In the 1980s, in the struggle against apartheid, activists used different forms of media to win ‘the hearts and minds’ of the public. Initially, these posters were largely used to publicise mass meetings, public rallies, mass funerals and demonstrations. Later, they were also used as a means of education such as posters of the Freedom Charter.
But posters are more than just a means of mass communication. In the Russian Revolution, constructivist designed posters and book covers were regarded as art forms and had a major influence on design in the 20th century. The Bauhaus movement through individuals like Joseph Müller-Brockmann brought constructivism into popular use in western mainstream media design.
That influence reached right into South Africa in the 1980s. Not so much the straight lines and angles but definitely the stoic faces staring into bright future, the raised fists, the fluttering banners and the limited use of colour.

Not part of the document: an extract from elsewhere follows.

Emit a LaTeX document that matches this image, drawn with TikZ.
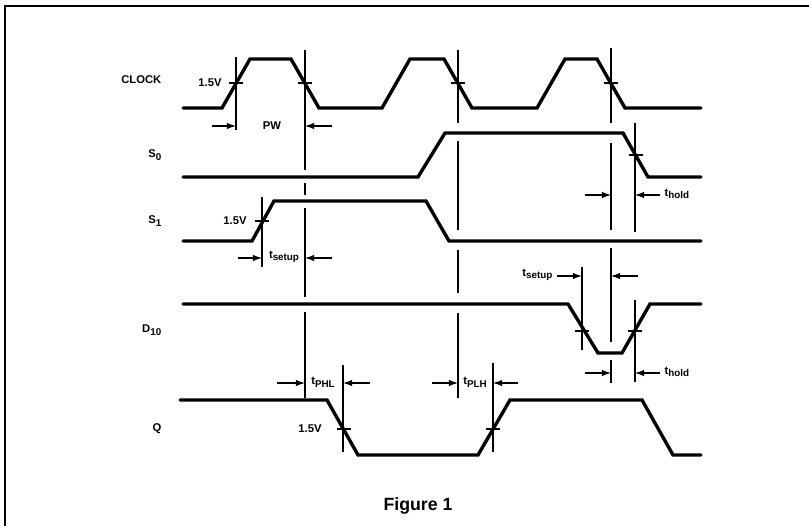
\documentclass[tikz,border=0pt]{standalone}
\usepackage{fontspec}
\setmainfont{Liberation Sans}
\usepackage{tikz}
\usetikzlibrary{arrows.meta}

\newcommand\sigsub[1]{\raisebox{-0.45ex}{\fontsize{7}{8}\selectfont #1}}

\tikzset{
  wave/.style={line width=2.4pt, line cap=round},
  refline/.style={line width=0.9pt},
  tick/.style={line width=0.8pt},
  dimarrow/.style={line width=0.8pt, -{Latex[length=6.5pt,width=4.6pt]}},
  lbl/.style={font=\bfseries\fontsize{8}{9}\selectfont, inner sep=1pt},
  sig/.style={lbl, anchor=east},
}

\begin{document}
\begin{tikzpicture}[x=0.025cm, y=-0.025cm]

  \useasboundingbox (0,0) rectangle (809,526);

  % frame
  \draw[line width=1.4pt] (5,526) -- (5,6) -- (809,6);

  % signal names
  \node[sig] (clk)  at (163,80)  {CLOCK};
  \node[sig] (s0)   at (163,155) {S\sigsub{0}};
  \node[sig] (s1)   at (163,221) {S\sigsub{1}};
  \node[sig] (d10)  at (163,330) {D\sigsub{10}};
  \node[sig] (q)    at (163,429) {Q};

  % waveforms
  \draw[wave] (183,108) -- (222,108) -- (250,59) -- (291,59) -- (319,108)
    -- (382,108) -- (410,59) -- (444,59) -- (472,108)
    -- (537,108) -- (565,59) -- (597,59) -- (625,108) -- (701,108);
  \draw[wave] (183,177) -- (418,177) -- (445,133) -- (623,133) -- (648,177) -- (701,177);
  \draw[wave] (183,241) -- (252,241) -- (274,201) -- (426,201) -- (449,241) -- (701,241);
  \draw[wave] (183,304) -- (568,304) -- (598,353) -- (622,353) -- (650,304) -- (701,304);
  \draw[wave] (180,400) -- (327,400) -- (358,455) -- (478,455) -- (510,400)
    -- (642,400) -- (673,455) -- (701,455);

  % 1.5V ticks
  \foreach \x/\y in {236/83, 305/83, 458/83, 611/83, 636/155, 262/221,
                     582/331, 635/331, 344/429, 493/429}
    \draw[tick] (\x-7,\y) -- (\x+7,\y);

  % reference lines
  \draw[refline] (236,57) -- (236,130);
  \draw[refline] (305,50) -- (305,170) (305,183) -- (305,195)
                 (305,208) -- (305,297) (305,312) -- (305,398);
  \draw[refline] (458,50) -- (458,123) (458,141) -- (458,230)
                 (458,250) -- (458,293) (458,313) -- (458,398);
  \draw[refline] (611,48) -- (611,123) (611,143) -- (611,230)
                 (611,248) -- (611,342) (611,360) -- (611,383);
  \draw[refline] (635,123) -- (635,232) (635,300) -- (635,382);
  \draw[refline] (582,267) -- (582,350);
  \draw[refline] (262,197) -- (262,267);
  \draw[refline] (343,365) -- (343,452);
  \draw[refline] (493,363) -- (493,452);

  % dimension arrows
  \draw[dimarrow] (212,126) -- (236,126);
  \draw[dimarrow] (332,126) -- (305,126);
  \draw[dimarrow] (238,258) -- (262,258);
  \draw[dimarrow] (332,258) -- (305,258);
  \draw[dimarrow] (585,195) -- (611,195);
  \draw[dimarrow] (660,195) -- (635,195);
  \draw[dimarrow] (557,276) -- (582,276);
  \draw[dimarrow] (638,276) -- (611,276);
  \draw[dimarrow] (585,373) -- (611,373);
  \draw[dimarrow] (660,373) -- (635,373);
  \draw[dimarrow] (277,383) -- (305,383);
  \draw[dimarrow] (370,383) -- (343,383);
  \draw[dimarrow] (432,383) -- (458,383);
  \draw[dimarrow] (518,383) -- (493,383);

  % labels
  \node[lbl] (v1) at (210,83)  {1.5V};
  \node[lbl] (v2) at (235,221) {1.5V};
  \node[lbl] (v3) at (310,429) {1.5V};
  \node[lbl] (pw) at (272,126) {PW};
  \node[lbl] (ts1) at (284,257) {t\sigsub{setup}};
  \node[lbl, anchor=west] (th1) at (663,194) {t\sigsub{hold}};
  \node[lbl, anchor=east] (ts2) at (554,275) {t\sigsub{setup}};
  \node[lbl, anchor=west] (th2) at (663,372) {t\sigsub{hold}};
  \node[lbl] (tphl) at (323,382) {t\sigsub{PHL}};
  \node[lbl] (tplh) at (475,382) {t\sigsub{PLH}};

  \node[font=\bfseries\fontsize{12.6}{15}\selectfont] (fig) at (418,506) {Figure 1};

\end{tikzpicture}
\end{document}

When I started at my first real job at New Era magazine, I came across Müller-Brockmann’s grid design for all page layout, not just posters. Through his book, Grid Systems in Graphic Design, he had systematised Russian constructivism. He also saw graphic design as a discipline, a philosophy, a calling.
It is in light of this that I will be sharing (soon) my own poster designs influenced by constructivism and grid system design. This matches nicely with my fascination of Kufic art which is, sort of, an Arabic calligraphic expression of the same.